## START Supplied data

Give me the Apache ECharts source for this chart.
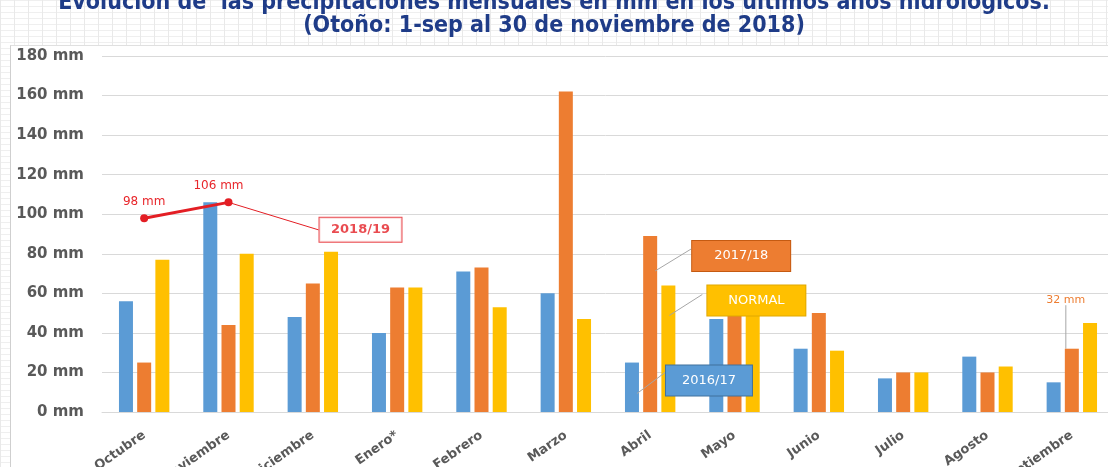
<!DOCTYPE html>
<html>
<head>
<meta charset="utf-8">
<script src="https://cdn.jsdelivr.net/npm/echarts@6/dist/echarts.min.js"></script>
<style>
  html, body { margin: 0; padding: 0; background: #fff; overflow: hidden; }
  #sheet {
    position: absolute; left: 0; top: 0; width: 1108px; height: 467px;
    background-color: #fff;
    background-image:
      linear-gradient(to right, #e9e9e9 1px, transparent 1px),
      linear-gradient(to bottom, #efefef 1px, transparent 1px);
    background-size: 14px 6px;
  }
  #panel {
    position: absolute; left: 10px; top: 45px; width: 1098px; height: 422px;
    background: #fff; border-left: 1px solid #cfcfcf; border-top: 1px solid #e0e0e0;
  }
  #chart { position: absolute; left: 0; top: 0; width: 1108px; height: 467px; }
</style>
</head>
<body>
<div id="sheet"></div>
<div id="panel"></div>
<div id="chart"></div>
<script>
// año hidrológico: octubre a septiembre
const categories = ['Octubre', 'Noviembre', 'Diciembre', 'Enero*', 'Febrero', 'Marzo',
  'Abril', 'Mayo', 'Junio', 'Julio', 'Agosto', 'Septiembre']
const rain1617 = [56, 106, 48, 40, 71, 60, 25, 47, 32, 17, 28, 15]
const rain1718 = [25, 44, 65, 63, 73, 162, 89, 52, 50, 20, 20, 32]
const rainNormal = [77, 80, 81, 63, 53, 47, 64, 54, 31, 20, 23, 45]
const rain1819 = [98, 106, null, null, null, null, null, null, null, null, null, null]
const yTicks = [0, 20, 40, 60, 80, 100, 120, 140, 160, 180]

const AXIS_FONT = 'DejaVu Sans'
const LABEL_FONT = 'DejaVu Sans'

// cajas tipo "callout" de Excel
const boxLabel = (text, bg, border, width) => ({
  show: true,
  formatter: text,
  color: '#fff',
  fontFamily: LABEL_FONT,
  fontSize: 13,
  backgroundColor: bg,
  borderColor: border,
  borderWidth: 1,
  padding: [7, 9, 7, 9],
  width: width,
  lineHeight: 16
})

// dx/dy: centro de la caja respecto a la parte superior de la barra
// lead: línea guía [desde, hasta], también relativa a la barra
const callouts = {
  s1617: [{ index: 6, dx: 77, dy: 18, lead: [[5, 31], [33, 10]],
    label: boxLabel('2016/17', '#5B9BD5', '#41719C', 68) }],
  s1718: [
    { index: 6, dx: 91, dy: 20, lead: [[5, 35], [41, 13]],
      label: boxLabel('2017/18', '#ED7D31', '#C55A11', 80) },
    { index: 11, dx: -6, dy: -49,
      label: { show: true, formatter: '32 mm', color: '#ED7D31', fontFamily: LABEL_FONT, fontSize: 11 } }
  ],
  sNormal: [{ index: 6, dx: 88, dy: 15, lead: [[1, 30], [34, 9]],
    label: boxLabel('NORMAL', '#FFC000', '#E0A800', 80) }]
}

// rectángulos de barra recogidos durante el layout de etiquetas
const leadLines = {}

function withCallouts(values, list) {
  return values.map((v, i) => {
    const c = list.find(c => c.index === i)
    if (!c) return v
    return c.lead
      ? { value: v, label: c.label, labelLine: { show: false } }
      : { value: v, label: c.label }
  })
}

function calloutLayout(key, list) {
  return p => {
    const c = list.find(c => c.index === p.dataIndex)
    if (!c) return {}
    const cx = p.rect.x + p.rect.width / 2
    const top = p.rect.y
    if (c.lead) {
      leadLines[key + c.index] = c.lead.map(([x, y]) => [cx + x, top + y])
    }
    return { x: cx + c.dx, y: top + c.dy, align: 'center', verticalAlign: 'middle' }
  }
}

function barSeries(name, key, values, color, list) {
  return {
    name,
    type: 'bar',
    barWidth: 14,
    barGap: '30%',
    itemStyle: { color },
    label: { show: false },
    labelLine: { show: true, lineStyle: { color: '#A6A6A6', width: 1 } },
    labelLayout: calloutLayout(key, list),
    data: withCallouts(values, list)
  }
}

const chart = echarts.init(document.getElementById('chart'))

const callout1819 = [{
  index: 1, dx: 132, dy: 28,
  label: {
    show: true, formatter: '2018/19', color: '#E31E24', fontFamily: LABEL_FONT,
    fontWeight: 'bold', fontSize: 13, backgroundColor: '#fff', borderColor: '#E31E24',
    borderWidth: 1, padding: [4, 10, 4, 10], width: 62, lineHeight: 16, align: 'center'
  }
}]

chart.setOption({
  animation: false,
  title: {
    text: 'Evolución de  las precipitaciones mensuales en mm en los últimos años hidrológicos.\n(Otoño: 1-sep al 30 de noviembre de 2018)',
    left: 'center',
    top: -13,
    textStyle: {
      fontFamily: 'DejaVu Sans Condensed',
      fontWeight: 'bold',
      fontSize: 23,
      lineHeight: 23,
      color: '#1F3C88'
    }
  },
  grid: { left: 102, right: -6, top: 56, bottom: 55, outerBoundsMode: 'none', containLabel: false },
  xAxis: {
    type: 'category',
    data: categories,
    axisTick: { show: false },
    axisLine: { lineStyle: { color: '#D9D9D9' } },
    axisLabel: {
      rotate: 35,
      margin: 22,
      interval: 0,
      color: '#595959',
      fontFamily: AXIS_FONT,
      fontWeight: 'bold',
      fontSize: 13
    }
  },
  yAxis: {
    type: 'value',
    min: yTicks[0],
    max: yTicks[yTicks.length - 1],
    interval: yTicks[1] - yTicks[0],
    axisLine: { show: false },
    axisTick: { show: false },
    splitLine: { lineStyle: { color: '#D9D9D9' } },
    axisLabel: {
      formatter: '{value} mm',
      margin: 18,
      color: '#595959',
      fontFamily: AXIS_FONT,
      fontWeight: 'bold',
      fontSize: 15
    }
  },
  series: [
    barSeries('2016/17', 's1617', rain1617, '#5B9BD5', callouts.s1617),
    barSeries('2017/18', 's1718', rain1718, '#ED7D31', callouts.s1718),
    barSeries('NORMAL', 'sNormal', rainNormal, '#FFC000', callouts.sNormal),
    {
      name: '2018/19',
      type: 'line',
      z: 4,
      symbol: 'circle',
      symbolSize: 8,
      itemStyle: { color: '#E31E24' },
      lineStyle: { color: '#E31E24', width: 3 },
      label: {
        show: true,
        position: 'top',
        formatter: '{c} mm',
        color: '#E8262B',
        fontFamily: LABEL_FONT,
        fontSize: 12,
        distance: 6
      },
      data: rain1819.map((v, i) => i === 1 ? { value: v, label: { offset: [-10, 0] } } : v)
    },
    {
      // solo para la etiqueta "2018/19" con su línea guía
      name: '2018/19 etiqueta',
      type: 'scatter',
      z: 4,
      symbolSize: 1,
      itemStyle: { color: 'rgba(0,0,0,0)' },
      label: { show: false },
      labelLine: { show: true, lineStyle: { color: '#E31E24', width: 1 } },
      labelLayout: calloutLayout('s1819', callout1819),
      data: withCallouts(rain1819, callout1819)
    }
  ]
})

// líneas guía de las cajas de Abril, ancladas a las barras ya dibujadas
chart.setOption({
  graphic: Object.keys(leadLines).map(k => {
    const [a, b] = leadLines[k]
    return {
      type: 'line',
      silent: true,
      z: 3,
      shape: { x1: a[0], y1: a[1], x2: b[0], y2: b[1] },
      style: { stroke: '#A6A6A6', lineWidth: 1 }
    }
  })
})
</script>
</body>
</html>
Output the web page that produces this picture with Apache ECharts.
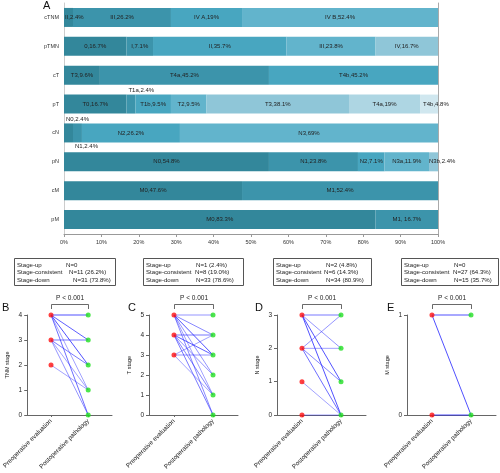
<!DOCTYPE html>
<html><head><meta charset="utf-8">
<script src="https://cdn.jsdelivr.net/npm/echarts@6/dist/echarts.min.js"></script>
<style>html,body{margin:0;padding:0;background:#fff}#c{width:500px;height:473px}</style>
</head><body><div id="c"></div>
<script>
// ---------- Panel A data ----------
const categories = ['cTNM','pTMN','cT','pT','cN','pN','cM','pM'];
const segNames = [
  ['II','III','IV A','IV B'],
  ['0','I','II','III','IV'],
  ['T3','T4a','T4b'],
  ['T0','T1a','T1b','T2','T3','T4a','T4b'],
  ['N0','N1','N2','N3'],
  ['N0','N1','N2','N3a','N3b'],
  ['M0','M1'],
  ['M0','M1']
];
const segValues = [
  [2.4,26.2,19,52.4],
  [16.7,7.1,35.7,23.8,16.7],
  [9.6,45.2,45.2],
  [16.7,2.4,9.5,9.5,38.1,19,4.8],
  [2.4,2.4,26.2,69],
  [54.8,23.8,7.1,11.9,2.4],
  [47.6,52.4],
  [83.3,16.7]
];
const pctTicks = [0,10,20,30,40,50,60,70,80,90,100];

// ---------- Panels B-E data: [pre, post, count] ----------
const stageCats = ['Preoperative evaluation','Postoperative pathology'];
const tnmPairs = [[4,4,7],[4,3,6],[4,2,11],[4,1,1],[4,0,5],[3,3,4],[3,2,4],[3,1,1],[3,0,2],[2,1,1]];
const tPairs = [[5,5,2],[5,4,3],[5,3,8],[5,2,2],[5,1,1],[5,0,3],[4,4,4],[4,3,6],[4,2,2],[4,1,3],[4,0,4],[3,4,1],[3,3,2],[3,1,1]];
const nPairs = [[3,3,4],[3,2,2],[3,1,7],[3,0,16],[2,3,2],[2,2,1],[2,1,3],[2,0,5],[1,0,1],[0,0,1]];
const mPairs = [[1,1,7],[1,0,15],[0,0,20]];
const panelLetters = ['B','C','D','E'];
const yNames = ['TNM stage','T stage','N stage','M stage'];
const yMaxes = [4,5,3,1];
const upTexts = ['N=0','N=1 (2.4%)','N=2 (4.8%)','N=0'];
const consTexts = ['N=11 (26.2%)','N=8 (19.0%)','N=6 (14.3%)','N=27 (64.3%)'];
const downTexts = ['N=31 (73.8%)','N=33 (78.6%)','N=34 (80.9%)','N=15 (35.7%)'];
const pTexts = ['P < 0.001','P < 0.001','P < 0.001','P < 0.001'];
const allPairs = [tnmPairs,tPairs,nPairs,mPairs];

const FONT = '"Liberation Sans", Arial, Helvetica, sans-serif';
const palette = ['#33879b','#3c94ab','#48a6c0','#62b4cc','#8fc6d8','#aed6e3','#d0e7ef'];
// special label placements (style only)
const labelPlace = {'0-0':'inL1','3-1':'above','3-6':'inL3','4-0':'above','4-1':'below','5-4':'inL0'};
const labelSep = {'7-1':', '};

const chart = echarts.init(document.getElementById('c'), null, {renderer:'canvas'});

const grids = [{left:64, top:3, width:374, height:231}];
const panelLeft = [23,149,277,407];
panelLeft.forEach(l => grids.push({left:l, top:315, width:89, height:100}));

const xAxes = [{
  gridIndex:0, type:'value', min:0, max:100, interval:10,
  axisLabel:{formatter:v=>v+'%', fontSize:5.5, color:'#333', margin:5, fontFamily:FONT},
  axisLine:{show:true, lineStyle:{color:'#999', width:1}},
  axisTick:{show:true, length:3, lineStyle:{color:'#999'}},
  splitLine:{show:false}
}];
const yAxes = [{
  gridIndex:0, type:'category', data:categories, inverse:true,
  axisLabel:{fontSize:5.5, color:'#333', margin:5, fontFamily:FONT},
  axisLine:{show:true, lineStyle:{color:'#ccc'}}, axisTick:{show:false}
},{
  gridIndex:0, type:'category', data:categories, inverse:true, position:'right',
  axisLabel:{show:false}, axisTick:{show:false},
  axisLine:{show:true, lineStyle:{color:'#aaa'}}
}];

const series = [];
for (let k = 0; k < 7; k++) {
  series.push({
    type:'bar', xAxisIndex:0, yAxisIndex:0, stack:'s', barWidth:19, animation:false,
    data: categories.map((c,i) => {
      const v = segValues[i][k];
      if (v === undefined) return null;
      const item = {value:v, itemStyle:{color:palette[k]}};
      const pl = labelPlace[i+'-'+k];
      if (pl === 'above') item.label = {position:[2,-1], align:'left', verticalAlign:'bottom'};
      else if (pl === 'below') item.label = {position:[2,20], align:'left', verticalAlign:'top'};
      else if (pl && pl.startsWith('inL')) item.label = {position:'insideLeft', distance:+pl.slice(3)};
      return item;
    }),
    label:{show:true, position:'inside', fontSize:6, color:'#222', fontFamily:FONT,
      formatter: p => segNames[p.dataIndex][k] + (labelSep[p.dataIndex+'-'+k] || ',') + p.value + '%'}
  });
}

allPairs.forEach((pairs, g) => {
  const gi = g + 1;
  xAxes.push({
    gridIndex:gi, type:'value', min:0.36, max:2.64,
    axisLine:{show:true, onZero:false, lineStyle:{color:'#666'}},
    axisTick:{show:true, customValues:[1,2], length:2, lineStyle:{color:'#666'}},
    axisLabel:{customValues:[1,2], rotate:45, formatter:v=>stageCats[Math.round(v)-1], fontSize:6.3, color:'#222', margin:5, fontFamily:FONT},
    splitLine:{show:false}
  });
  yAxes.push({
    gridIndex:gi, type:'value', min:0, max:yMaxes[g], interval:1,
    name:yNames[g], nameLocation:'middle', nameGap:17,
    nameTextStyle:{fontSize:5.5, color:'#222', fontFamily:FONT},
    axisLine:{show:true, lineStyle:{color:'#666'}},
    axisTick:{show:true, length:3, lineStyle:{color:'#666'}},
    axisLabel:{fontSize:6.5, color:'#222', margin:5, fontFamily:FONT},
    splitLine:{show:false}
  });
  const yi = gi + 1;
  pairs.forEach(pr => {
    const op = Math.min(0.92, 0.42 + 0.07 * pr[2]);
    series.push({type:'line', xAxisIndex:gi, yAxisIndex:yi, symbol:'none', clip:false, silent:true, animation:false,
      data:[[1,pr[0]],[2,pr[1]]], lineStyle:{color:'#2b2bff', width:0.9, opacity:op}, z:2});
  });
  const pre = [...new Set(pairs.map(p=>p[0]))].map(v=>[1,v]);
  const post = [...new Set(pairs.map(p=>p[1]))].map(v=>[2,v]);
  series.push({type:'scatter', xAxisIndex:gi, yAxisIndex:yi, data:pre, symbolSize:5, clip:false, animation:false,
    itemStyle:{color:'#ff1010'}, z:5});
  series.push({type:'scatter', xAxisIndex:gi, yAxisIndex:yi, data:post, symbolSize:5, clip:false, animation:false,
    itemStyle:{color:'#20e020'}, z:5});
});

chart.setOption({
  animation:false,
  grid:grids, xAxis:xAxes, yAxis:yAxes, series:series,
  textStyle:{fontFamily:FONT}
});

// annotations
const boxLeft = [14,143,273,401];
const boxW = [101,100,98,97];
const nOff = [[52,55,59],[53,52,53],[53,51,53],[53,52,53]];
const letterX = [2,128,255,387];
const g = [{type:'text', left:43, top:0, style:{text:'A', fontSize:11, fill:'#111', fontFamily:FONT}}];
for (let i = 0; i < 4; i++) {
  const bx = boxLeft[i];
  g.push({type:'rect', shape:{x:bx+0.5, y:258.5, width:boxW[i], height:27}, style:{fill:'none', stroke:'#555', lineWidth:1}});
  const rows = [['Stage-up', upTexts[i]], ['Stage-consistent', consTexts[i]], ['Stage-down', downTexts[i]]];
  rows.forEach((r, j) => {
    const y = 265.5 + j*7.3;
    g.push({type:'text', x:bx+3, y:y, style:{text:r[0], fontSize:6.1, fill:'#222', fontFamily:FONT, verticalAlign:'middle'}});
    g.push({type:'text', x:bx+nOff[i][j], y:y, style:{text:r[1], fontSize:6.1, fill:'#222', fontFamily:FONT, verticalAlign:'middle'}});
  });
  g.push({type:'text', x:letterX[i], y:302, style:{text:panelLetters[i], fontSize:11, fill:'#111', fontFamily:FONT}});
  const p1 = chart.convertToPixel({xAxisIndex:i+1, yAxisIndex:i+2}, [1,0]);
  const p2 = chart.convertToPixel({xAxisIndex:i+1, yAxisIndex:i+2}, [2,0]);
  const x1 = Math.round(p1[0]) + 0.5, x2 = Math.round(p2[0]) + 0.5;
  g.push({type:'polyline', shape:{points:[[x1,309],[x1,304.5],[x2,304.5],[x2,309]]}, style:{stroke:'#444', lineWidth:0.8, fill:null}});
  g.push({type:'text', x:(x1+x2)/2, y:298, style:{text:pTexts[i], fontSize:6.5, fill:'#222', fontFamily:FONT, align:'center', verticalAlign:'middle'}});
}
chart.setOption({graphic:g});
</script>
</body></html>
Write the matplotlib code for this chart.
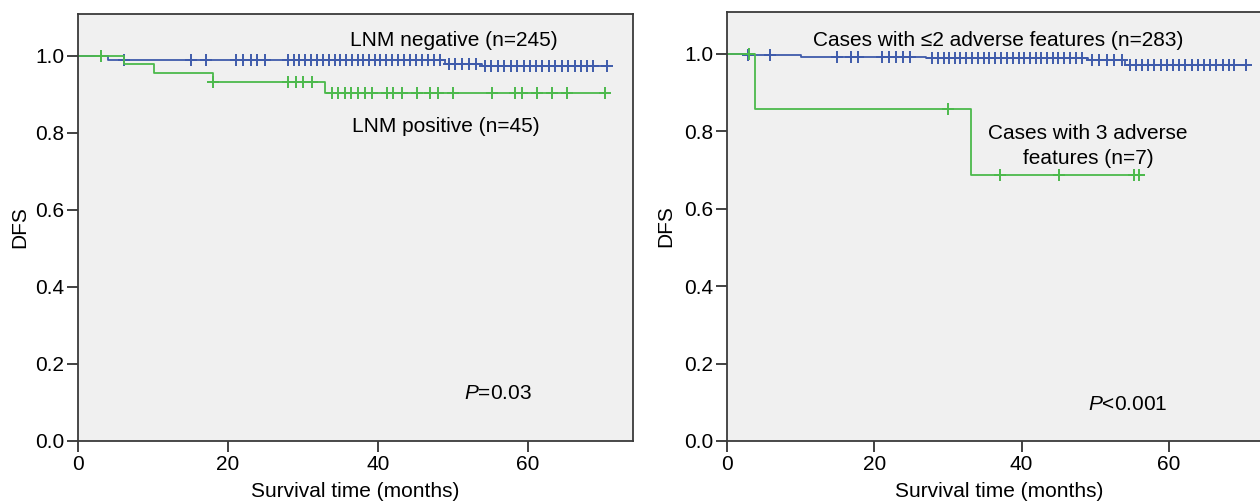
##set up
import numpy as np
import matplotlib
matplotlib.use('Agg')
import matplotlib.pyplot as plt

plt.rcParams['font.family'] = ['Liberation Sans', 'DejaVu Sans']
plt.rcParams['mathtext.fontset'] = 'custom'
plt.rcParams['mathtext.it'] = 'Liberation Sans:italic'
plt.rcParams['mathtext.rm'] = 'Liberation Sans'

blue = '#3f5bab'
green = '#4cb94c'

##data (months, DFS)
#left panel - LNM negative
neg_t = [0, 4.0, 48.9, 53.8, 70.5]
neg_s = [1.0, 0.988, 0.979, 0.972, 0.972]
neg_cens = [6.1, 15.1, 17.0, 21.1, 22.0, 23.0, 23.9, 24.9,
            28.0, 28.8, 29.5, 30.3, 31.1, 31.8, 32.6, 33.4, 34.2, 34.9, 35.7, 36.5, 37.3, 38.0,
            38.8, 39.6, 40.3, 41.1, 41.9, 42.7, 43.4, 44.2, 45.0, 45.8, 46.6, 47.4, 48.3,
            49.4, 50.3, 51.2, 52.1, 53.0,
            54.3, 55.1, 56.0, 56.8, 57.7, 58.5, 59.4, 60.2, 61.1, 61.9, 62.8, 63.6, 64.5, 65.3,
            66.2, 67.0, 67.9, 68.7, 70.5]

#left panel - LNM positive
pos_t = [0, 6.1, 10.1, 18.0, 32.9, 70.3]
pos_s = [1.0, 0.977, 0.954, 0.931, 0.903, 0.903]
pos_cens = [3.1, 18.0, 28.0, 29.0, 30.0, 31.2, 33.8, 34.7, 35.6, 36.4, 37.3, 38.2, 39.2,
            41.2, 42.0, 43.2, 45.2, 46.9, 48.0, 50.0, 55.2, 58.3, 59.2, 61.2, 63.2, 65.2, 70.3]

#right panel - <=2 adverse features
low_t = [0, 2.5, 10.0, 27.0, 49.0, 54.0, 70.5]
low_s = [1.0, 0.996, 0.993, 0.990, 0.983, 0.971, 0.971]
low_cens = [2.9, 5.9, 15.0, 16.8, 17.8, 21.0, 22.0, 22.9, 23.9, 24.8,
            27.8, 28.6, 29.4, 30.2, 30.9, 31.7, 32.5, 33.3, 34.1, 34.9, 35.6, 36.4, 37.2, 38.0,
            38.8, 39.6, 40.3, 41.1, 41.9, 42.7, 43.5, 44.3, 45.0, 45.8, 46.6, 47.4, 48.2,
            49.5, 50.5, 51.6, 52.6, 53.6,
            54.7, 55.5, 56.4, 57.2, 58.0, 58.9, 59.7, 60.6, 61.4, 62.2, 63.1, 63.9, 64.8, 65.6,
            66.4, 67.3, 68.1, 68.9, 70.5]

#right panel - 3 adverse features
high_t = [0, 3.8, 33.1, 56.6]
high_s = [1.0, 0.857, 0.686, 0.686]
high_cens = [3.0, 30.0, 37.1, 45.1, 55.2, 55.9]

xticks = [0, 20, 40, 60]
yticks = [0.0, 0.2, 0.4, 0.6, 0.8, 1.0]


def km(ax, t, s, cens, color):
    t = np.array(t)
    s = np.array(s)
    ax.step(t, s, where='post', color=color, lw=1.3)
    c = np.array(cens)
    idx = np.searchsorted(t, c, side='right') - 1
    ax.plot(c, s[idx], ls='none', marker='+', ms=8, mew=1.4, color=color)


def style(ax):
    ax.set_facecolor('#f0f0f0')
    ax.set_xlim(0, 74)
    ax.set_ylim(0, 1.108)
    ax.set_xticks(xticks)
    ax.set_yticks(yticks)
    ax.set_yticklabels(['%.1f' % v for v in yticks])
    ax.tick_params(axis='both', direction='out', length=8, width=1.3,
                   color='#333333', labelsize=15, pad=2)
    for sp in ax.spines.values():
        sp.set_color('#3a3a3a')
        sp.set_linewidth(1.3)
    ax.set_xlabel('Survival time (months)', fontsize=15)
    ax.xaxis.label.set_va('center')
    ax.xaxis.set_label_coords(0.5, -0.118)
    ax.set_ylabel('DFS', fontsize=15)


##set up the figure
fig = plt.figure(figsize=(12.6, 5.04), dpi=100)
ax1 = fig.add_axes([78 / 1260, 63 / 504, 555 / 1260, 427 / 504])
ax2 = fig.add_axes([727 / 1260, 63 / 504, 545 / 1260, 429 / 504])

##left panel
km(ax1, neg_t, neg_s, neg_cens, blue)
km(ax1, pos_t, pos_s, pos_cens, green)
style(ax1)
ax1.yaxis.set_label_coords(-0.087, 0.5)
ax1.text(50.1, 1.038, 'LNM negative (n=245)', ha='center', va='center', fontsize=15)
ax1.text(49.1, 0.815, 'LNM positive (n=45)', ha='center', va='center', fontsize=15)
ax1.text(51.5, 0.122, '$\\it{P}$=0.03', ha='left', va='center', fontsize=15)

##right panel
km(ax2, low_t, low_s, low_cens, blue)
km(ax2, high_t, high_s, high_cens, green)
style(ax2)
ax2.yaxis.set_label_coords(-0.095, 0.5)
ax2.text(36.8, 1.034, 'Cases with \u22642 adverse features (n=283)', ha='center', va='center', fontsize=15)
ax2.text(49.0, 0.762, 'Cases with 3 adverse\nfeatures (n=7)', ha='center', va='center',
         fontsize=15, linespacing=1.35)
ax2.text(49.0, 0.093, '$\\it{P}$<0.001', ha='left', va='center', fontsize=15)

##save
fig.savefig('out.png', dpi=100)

## END Supplied data

Begin with the line that contains "Write the matplotlib code for this chart." and end with the line that contains "import matplotlib.pyplot as plt"; write out both and all lines between exactly, but no pictures.

Write the matplotlib code for this chart.
##set up
import numpy as np
import matplotlib
matplotlib.use('Agg')
import matplotlib.pyplot as plt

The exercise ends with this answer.